Nat Tomaselli knows that all too well.

He's lived in Noni Farms for 28 years, and Hawaii News Now was with him recently as he returned to his home after weeks away.

When he opened his door, he found his home had had been ransacked. Thieves stole furniture, the fridge, and bedroom sets.

And that wasn't all.

They also stole his solar panels with the storage battery, and his catchment cover and pump. That means he doesn't have power or water.

"I can't believe they did this," Tomaselli said, through tears. "They tore my place apart.
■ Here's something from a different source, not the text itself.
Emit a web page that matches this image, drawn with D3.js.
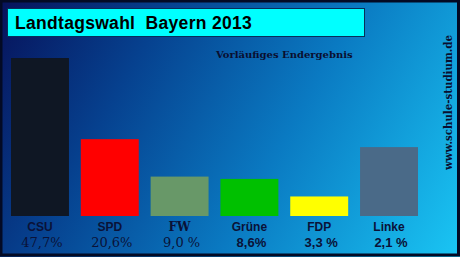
<!DOCTYPE html>
<html>
<head>
<meta charset="utf-8">
<script src="https://cdn.jsdelivr.net/npm/d3@7"></script>
<style>
  body { margin: 0; background: #ffffff; }
  svg { display: block; }
</style>
</head>
<body>
<svg id="chart"></svg>
<script>
var parties = ["CSU", "SPD", "FW", "Grüne", "FDP", "Linke"];
var barValues = [47.7, 23.2, 11.9, 11.2, 5.9, 20.8];
var resultLabels = ["47,7%", "20,6%", "9,0 %", "8,6%", "3,3 %", "2,1 %"];
var barColors = ["#0f1724", "#ff0000", "#689868", "#00c000", "#ffff00", "#4a6a88"];
var nameSerif = [false, false, true, false, false, false];
var resultSerif = [true, true, true, false, false, false];

const width = 460,
  height = 257,
  baseline = 216;

var svg = d3.select("#chart").attr("width", width).attr("height", height);

var defs = svg.append("defs");
var bg = defs
  .append("linearGradient")
  .attr("id", "bg-grad")
  .attr("gradientUnits", "userSpaceOnUse")
  .attr("x1", 0)
  .attr("y1", 0)
  .attr("x2", width)
  .attr("y2", height);
bg.append("stop").attr("offset", "0%").attr("stop-color", "#07125a");
bg.append("stop").attr("offset", "28%").attr("stop-color", "#06418f");
bg.append("stop").attr("offset", "60%").attr("stop-color", "#0a7ac2");
bg.append("stop").attr("offset", "100%").attr("stop-color", "#1ac6f4");

// background + frame
svg
  .append("rect")
  .attr("x", 0)
  .attr("y", 0)
  .attr("width", width)
  .attr("height", height)
  .attr("fill", "url(#bg-grad)");

svg
  .append("rect")
  .attr("x", 1)
  .attr("y", 1)
  .attr("width", width - 2.5)
  .attr("height", height - 3)
  .attr("fill", "none")
  .attr("stroke", "#030a24")
  .attr("stroke-width", 3);

// title box
svg
  .append("rect")
  .attr("x", 7.5)
  .attr("y", 8.5)
  .attr("width", 357)
  .attr("height", 28)
  .attr("fill", "#00ffff")
  .attr("stroke", "#06305a")
  .attr("stroke-width", 1);

svg
  .append("text")
  .attr("x", 15)
  .attr("y", 28.5)
  .attr("font-family", "Liberation Sans, Arial, sans-serif")
  .attr("font-weight", "bold")
  .attr("font-size", "17.5px")
  .attr("letter-spacing", "0.3px")
  .attr("fill", "#000")
  .attr("xml:space", "preserve")
  .text("Landtagswahl  Bayern 2013");

svg
  .append("text")
  .attr("x", 216)
  .attr("y", 58)
  .attr("font-family", "DejaVu Serif, serif")
  .attr("font-weight", "bold")
  .attr("font-size", "10px")
  .attr("fill", "#0a0f30")
  .text("Vorläufiges Endergebnis");

svg
  .append("text")
  .attr("transform", "translate(452,170) rotate(-90)")
  .attr("font-family", "DejaVu Serif, serif")
  .attr("font-weight", "bold")
  .attr("font-size", "10.5px")
  .attr("textLength", 135)
  .attr("lengthAdjust", "spacingAndGlyphs")
  .attr("fill", "#0a0f30")
  .text("www.schule-studium.de");

// scales
var x = d3
  .scaleBand()
  .domain(parties)
  .range([11, 418])
  .paddingInner(0.17)
  .paddingOuter(0);

var y = d3.scaleLinear().domain([0, 50]).range([baseline, baseline - 165.6]);

svg
  .append("g")
  .attr("class", "bars")
  .selectAll("rect")
  .data(parties)
  .enter()
  .append("rect")
  .attr("x", function (d) {
    return x(d);
  })
  .attr("y", function (d, i) {
    return y(barValues[i]);
  })
  .attr("width", x.bandwidth())
  .attr("height", function (d, i) {
    return y(0) - y(barValues[i]);
  })
  .attr("fill", function (d, i) {
    return barColors[i];
  });

var labels = svg.append("g").attr("class", "labels");

labels
  .selectAll(".party-name")
  .data(parties)
  .enter()
  .append("text")
  .attr("class", "party-name")
  .attr("text-anchor", "middle")
  .attr("x", function (d) {
    return x(d) + x.bandwidth() / 2;
  })
  .attr("y", 231)
  .attr("font-family", function (d, i) {
    return nameSerif[i] ? "DejaVu Serif, serif" : "Liberation Sans, Arial, sans-serif";
  })
  .attr("font-weight", "bold")
  .attr("font-size", "12px")
  .attr("fill", "#0a1238")
  .text(function (d) {
    return d;
  });

labels
  .selectAll(".result")
  .data(resultLabels)
  .enter()
  .append("text")
  .attr("class", "result")
  .attr("text-anchor", "middle")
  .attr("x", function (d, i) {
    return x(parties[i]) + x.bandwidth() / 2 + 2;
  })
  .attr("y", 247)
  .attr("font-family", function (d, i) {
    return resultSerif[i] ? "DejaVu Serif, serif" : "Liberation Sans, Arial, sans-serif";
  })
  .attr("font-weight", function (d, i) {
    return resultSerif[i] ? "normal" : "bold";
  })
  .attr("font-size", "13px")
  .attr("fill", "#0a1238")
  .text(function (d) {
    return d;
  });
</script>
</body>
</html>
I'm missing all my beds."

Tomaselli owns Nat's Towing company.

When the first fissures opened in Leilani Estates, he used his tow trucks to help residents evacuate their vehicles, often stuffed with possessions.

Then, when Fissure no 17 started closer to his property, he too had to quickly evacuate.

Lava took one of his tow trucks and 34 vehicles in his yard, which is near the Puna Geothermal Venture plant.

Tomaselli may never be able to return to his home — the road to the property is now a lava field. But he was trying to salvage some of his things.

Tomaselli isn't alone. Many evacuees have returned to find thieves have hit their homes.

At the July 3 community meeting in Pahoa, residents asked about safety and looters. But the only answer they got from Hawaii County Civil Defense was that police were aware of the crimes and working on it.

Residents want to know how the thieves are easily getting in and out of the area with large items and furniture.

As for Tomaselli, he recently found a place to rent in Pahoa.

It's been tough. His tow company is still operating even if business has slowed about 40 percent. He's also had to postpone opening his Little Caesars Pizza place in Hilo.

But he is keeping a positive attitude about the difficulties.

"I needed a new bed anyway," he said, with an emotional laugh. "I'll take my lumps."